At this point in the play, Hamlet takes on a villainous aspect and Claudius becomes heroic. Claudius may even rise above the position of his slain brother, Hamlet the King, due to his acceptance of Christian principles, which it would appear the King Hamlet lacked, as portrayed in his lust for conquer and his fondness to war with his neighbors:
Was, as you know, by Fortinbras of Norway,
Thereto pricked on by a most emulate pride,
Dared to the combat; in which our valiant Hamlet
(For so this side of our known world esteem'd him)

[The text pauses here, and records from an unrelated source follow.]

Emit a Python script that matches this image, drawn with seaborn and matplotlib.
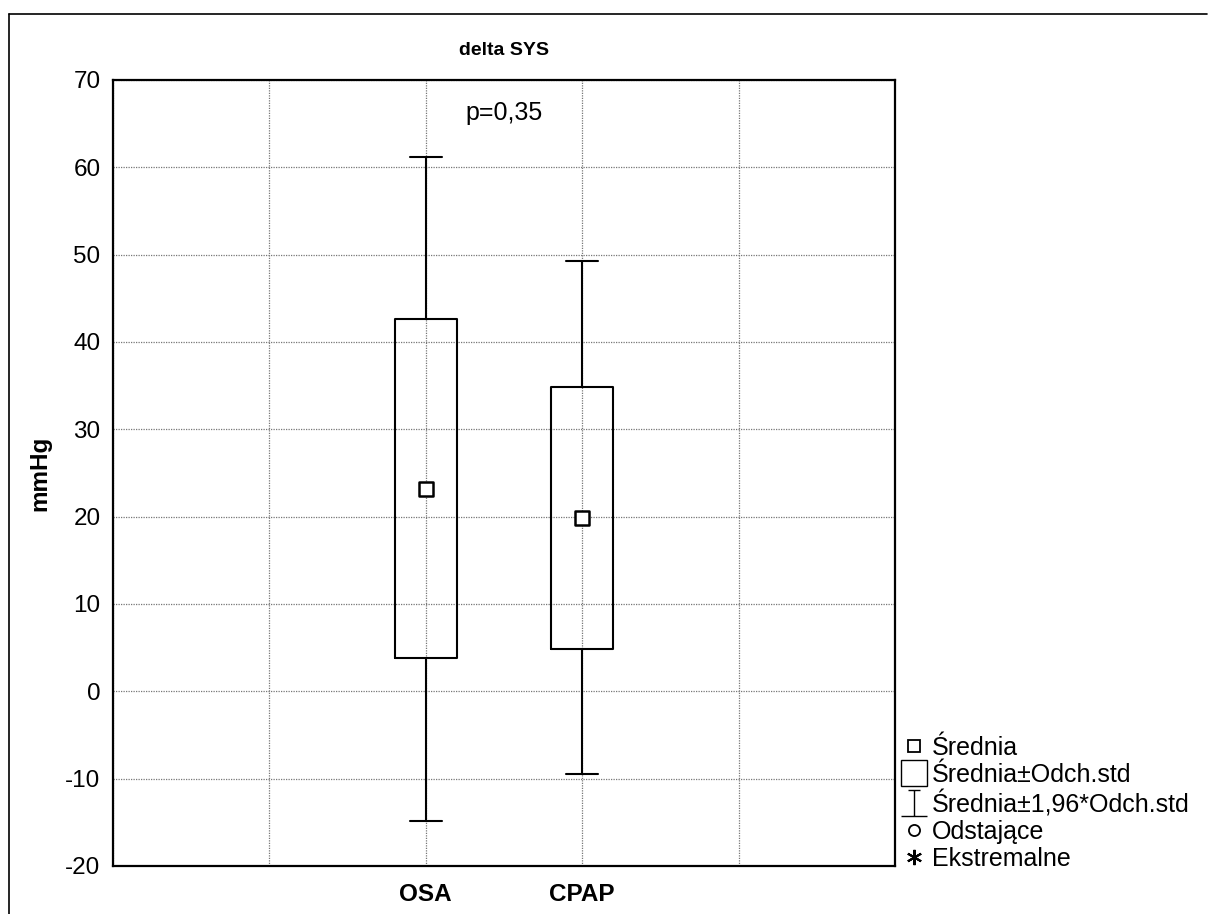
import numpy as np
import seaborn as sns
import matplotlib.pyplot as plt
from matplotlib.lines import Line2D
from matplotlib.path import Path

# Data (mean, mean +/- SD, mean +/- 1.96*SD)
groups = ["OSA", "CPAP"]
means = [23.2, 19.9]
box_low = [3.8, 4.9]
box_high = [42.6, 34.9]
whisk_low = [-14.8, -9.5]
whisk_high = [61.2, 49.3]

sns.set_style("white")
plt.rcParams['font.family'] = ['Liberation Sans', 'DejaVu Sans']
plt.rcParams['text.color'] = 'black'
plt.rcParams['axes.labelcolor'] = 'black'
plt.rcParams['xtick.color'] = 'black'
plt.rcParams['ytick.color'] = 'black'

fig = plt.figure(figsize=(12.08, 9.14), dpi=100)
ax = fig.add_axes([113 / 1208, 1 - 866 / 914, (895 - 113) / 1208, (866 - 80) / 914])

positions = [1, 2]
stats = []
for i, g in enumerate(groups):
    stats.append({
        "label": g,
        "med": means[i],
        "q1": box_low[i],
        "q3": box_high[i],
        "whislo": whisk_low[i],
        "whishi": whisk_high[i],
        "fliers": [],
    })

ax.bxp(stats, positions=positions, widths=0.4, capwidths=0.205, showfliers=False,
       boxprops=dict(color="black", linewidth=1.5),
       whiskerprops=dict(color="black", linewidth=1.5),
       capprops=dict(color="black", linewidth=1.5),
       medianprops=dict(linewidth=0), manage_ticks=False, zorder=3)

sns.scatterplot(x=positions, y=means, marker="s", s=90, facecolor="white",
                edgecolor="black", linewidth=1.8, ax=ax, zorder=4)

ax.set_xlim(-1, 4)
ax.set_ylim(-20, 70)
ax.set_xticks([-1, 0, 1, 2, 3, 4])
ax.set_xticklabels(["", "", "OSA", "CPAP", "", ""], fontsize=17.5, fontweight="bold")
ax.set_yticks(np.arange(-20, 71, 10))
ax.set_yticklabels([str(v) for v in range(-20, 71, 10)], fontsize=17.5)
ax.tick_params(axis="y", length=0, pad=9)
ax.tick_params(axis="x", length=0, pad=12)
ax.grid(True, color="#777777", linestyle=(0, (1, 1)), linewidth=0.9)
ax.set_axisbelow(True)
for s in ax.spines.values():
    s.set_color("black")
    s.set_linewidth(1.6)

ax.set_title("delta SYS", fontsize=14, fontweight="bold", pad=18)
ax.set_ylabel("mmHg", fontsize=17.5, fontweight="bold", labelpad=10)
ax.text(1.5, 66.2, "p=0,35", ha="center", va="center", fontsize=18)

# Legend
whisk_path = Path([(0, -1), (0, 1), (-0.45, 1), (0.45, 1), (-1, -1), (1, -1)],
                  [Path.MOVETO, Path.LINETO, Path.MOVETO, Path.LINETO, Path.MOVETO, Path.LINETO])
handles = [
    Line2D([], [], linestyle="none", marker="s", markersize=8, markerfacecolor="white",
           markeredgecolor="black", markeredgewidth=1.3),
    Line2D([], [], linestyle="none", marker="s", markersize=19, markerfacecolor="white",
           markeredgecolor="black", markeredgewidth=1.0),
    Line2D([], [], linestyle="none", marker=whisk_path, markersize=19,
           markeredgecolor="black", markeredgewidth=1.0, fillstyle="none"),
    Line2D([], [], linestyle="none", marker="o", markersize=8, markerfacecolor="white",
           markeredgecolor="black", markeredgewidth=1.3),
    Line2D([], [], linestyle="none", marker=(6, 2, 0), markersize=11,
           markeredgecolor="black", markeredgewidth=1.5),
]
labels = ["Średnia", "Średnia±Odch.std", "Średnia±1,96*Odch.std", "Odstające", "Ekstremalne"]
fig.legend(handles, labels, loc="lower left", bbox_to_anchor=(901 / 1208, 1 - 871 / 914),
           frameon=False, fontsize=18, handlelength=1.0, handletextpad=0.25,
           labelspacing=0.12, borderpad=0, borderaxespad=0)

# Outer frame (top and left edges)
fig.add_artist(Line2D([9 / 1208, 1207 / 1208], [1 - 14 / 914, 1 - 14 / 914],
                      color="black", linewidth=1.2, transform=fig.transFigure))
fig.add_artist(Line2D([9 / 1208, 9 / 1208], [0, 1 - 14 / 914],
                      color="black", linewidth=1.2, transform=fig.transFigure))

fig.savefig("out.png", dpi=100)
plt.close(fig)
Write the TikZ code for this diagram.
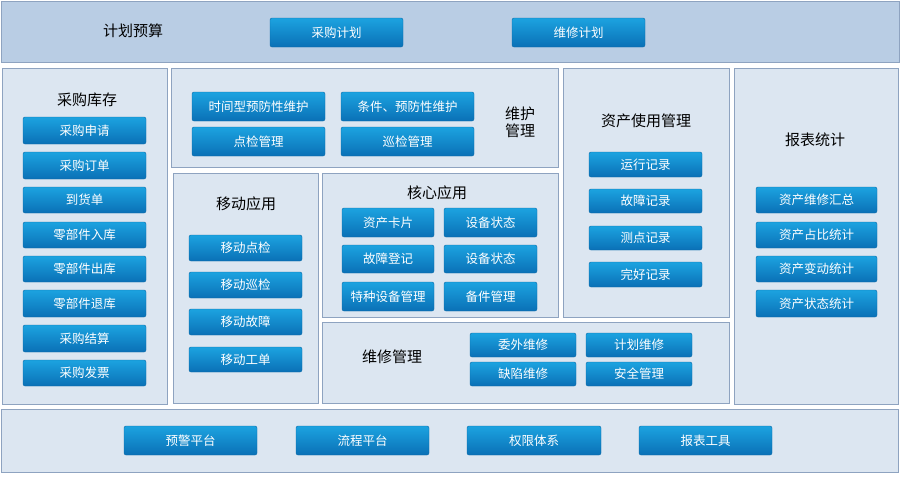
\documentclass[tikz,border=0pt]{standalone}
\usepackage{fontspec}
\setmainfont{Noto Sans CJK SC}
\definecolor{panelfill}{HTML}{DCE6F1}
\definecolor{topfill}{HTML}{B9CDE4}
\definecolor{panelline}{HTML}{8EA3C0}
\definecolor{btntop}{HTML}{1CA3E0}
\definecolor{btnbot}{HTML}{0A70B6}
\definecolor{btnedge}{HTML}{0B6AA8}
\tikzset{
  panelbox/.style={draw=panelline, line width=0.9pt, fill=panelfill, inner sep=0pt},
  topbox/.style={draw=panelline, line width=0.9pt, fill=topfill, inner sep=0pt},
  btnbox/.style={draw=btnedge, line width=0.4pt, top color=btntop, bottom color=btnbot,
    rounded corners=2pt, inner sep=0pt, text=white, font=\fontsize{12.5}{13}\selectfont},
  title/.style={text=black, font=\fontsize{15}{17}\selectfont, align=center, inner sep=0pt}
}
% #1 name, #2 x1, #3 y1, #4 x2, #5 y2, #6 style, #7 text
\newcommand\boxat[7]{\node[#6, minimum width={(#4-#2)*1pt}, minimum height={(#5-#3)*1pt}] (#1) at ({(#2+#4)/2},{(#3+#5)/2}) {#7};}
\begin{document}
\begin{tikzpicture}[x=1pt,y=-1pt]
\useasboundingbox[fill=white] (0,0) rectangle (900,482);
% panels
\boxat{top}{1}{1}{899}{62}{topbox}{}
\boxat{cgkc}{2}{68}{167}{404}{panelbox}{}
\boxat{whgl}{171}{68}{558}{167}{panelbox}{}
\boxat{zcsy}{563}{68}{729}{317}{panelbox}{}
\boxat{bbtj}{734}{68}{898}{404}{panelbox}{}
\boxat{ydyy}{173}{173}{318}{403}{panelbox}{}
\boxat{hxyy}{322}{173}{558}{317}{panelbox}{}
\boxat{wxgl}{322}{322}{729}{403}{panelbox}{}
\boxat{bottom}{1}{409}{898}{472}{panelbox}{}
% titles
\node[title] (t1) at (133,31) {计划预算};
\node[title] (t2) at (87,100) {采购库存};
\node[title] (t3) at (520,122) {维护\\管理};
\node[title] (t4) at (646,121) {资产使用管理};
\node[title] (t5) at (815,140) {报表统计};
\node[title] (t6) at (246,204) {移动应用};
\node[title] (t7) at (437,193) {核心应用};
\node[title] (t8) at (392,357) {维修管理};
% top buttons
\boxat{b1}{270}{18}{403}{47}{btnbox}{采购计划}
\boxat{b2}{512}{18}{645}{47}{btnbox}{维修计划}
% 采购库存
\boxat{c1}{23}{117}{146}{144}{btnbox}{采购申请}
\boxat{c2}{23}{152}{146}{179}{btnbox}{采购订单}
\boxat{c3}{23}{187}{146}{213}{btnbox}{到货单}
\boxat{c4}{23}{222}{146}{248}{btnbox}{零部件入库}
\boxat{c5}{23}{256}{146}{282}{btnbox}{零部件出库}
\boxat{c6}{23}{290}{146}{317}{btnbox}{零部件退库}
\boxat{c7}{23}{325}{146}{352}{btnbox}{采购结算}
\boxat{c8}{23}{360}{146}{386}{btnbox}{采购发票}
% 维护管理
\boxat{w1}{192}{92}{325}{121}{btnbox}{时间型预防性维护}
\boxat{w2}{341}{92}{474}{121}{btnbox}{条件、预防性维护}
\boxat{w3}{192}{127}{325}{156}{btnbox}{点检管理}
\boxat{w4}{341}{127}{474}{156}{btnbox}{巡检管理}
% 移动应用
\boxat{m1}{189}{235}{302}{261}{btnbox}{移动点检}
\boxat{m2}{189}{272}{302}{298}{btnbox}{移动巡检}
\boxat{m3}{189}{309}{302}{335}{btnbox}{移动故障}
\boxat{m4}{189}{347}{302}{372}{btnbox}{移动工单}
% 核心应用
\boxat{h1}{342}{208}{434}{237}{btnbox}{资产卡片}
\boxat{h2}{444}{208}{537}{237}{btnbox}{设备状态}
\boxat{h3}{342}{245}{434}{273}{btnbox}{故障登记}
\boxat{h4}{444}{245}{537}{273}{btnbox}{设备状态}
\boxat{h5}{342}{282}{434}{311}{btnbox}{特种设备管理}
\boxat{h6}{444}{282}{537}{311}{btnbox}{备件管理}
% 资产使用管理
\boxat{z1}{589}{152}{702}{177}{btnbox}{运行记录}
\boxat{z2}{589}{189}{702}{213}{btnbox}{故障记录}
\boxat{z3}{589}{226}{702}{250}{btnbox}{测点记录}
\boxat{z4}{589}{262}{702}{287}{btnbox}{完好记录}
% 维修管理
\boxat{x1}{470}{333}{576}{357}{btnbox}{委外维修}
\boxat{x2}{586}{333}{692}{357}{btnbox}{计划维修}
\boxat{x3}{470}{362}{576}{386}{btnbox}{缺陷维修}
\boxat{x4}{586}{362}{692}{386}{btnbox}{安全管理}
% 报表统计
\boxat{r1}{756}{187}{877}{213}{btnbox}{资产维修汇总}
\boxat{r2}{756}{222}{877}{248}{btnbox}{资产占比统计}
\boxat{r3}{756}{256}{877}{282}{btnbox}{资产变动统计}
\boxat{r4}{756}{290}{877}{317}{btnbox}{资产状态统计}
% bottom
\boxat{p1}{124}{426}{257}{455}{btnbox}{预警平台}
\boxat{p2}{296}{426}{429}{455}{btnbox}{流程平台}
\boxat{p3}{467}{426}{601}{455}{btnbox}{权限体系}
\boxat{p4}{639}{426}{772}{455}{btnbox}{报表工具}
\end{tikzpicture}
\end{document}
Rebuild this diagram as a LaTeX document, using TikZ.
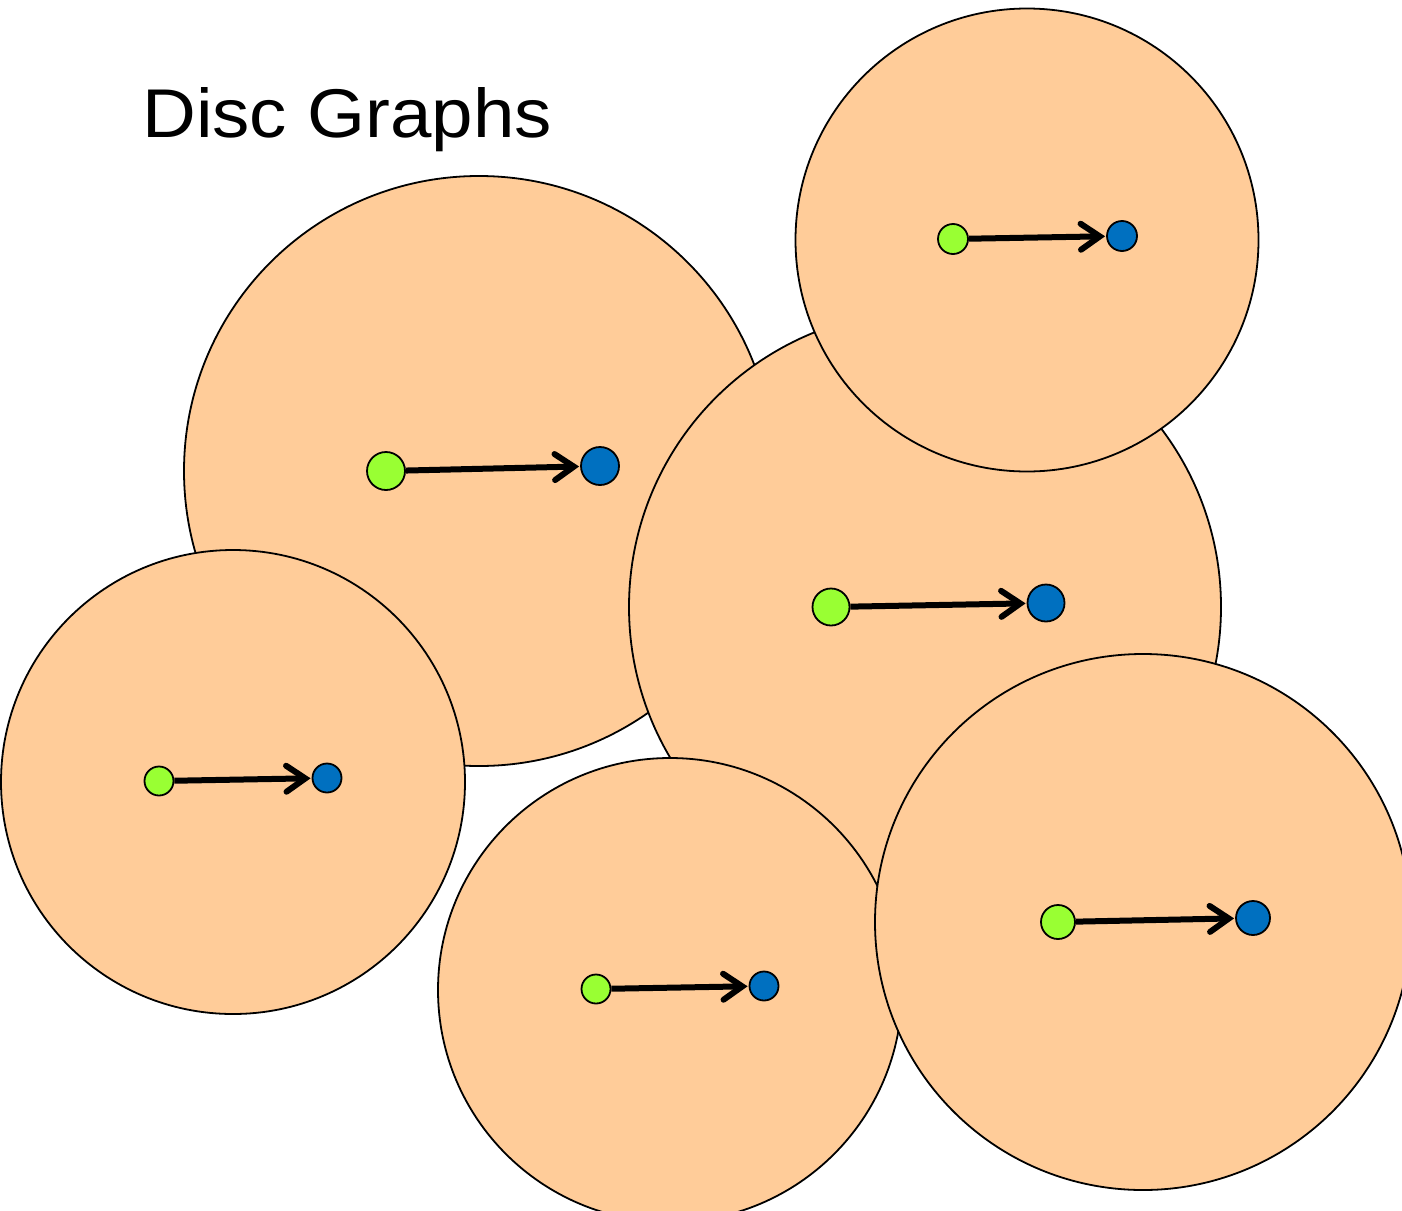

Did slay this Fortinbras… (1.1.82-86)
King Hamlet was a poor Christian: proud, warlike, easily provoked. Old Fortinbras merely dared him after all, he did not attack with armies. If Claudius turns out to be a better king than King Hamlet was, it denigrates Prince Hamlet. It would mean that Prince Hamlet got all riled up to avenge the death of a hot-headed, non-Christian king, one who brought the menace of young Fortinbras’ armies down on Denmark for no reason other than he was taunted by a dare. From the Christian view, there would have always existed the possibility for Hamlet to foreswear the violence. Being Christian, he need not have felt himself bound to follow the blood-revenge code. He could either have forgiven Claudius, or forsworn the kingdom.
The Christian and the comedic work in Hamlet in surprising ways. Christianity itself seems impetus to anti-Christian sentiment and action. The comedic appears where traditionally the mood is somber, but its use appears necessary to reveal the ridiculousness of Hamlet’s mindset – a Christian prince set about on a heroic and pagan quest for blood vengeance. The comedic reveals the contrast between the amusing and the horrible. A more thorough examination of their working and dynamics in the play would surely reveal more connections between these two registers, and the way in which the connection between the tragic and the comic results in their changed meaning and relevance in the play.
Works Cited
Goldman, Peter. “Hamlet's Ghost: A Review Article.” Anthropoetics 7, no. 1, Spring / Summer 2001. <http://www.anthropoetics.ucla.edu/ap0701/hamlet.htm> (7 Dec. 2006).
Leavenworth, Russell E. (ed.). Interpreting Hamlet. Chandler Publishing Company. San Francisco, CA: 1960.
Levenson, J. C. (ed.). Discussions of Hamlet. D. C. Heath and Company. Boston, MA: 1960.
Levin, Harry (ed.). The Questions of Hamlet. Oxford UP. New York, NY: 1959.
Mercer, Peter (ed.). Hamlet and the Acting of Revenge. The Macmillan Press Ltd. London, England: 1987.
Murray, Gilbert. Hamlet and Orestes: A Study in Traditional Types. Oxford University Press American Branch. New York, NY: 1914.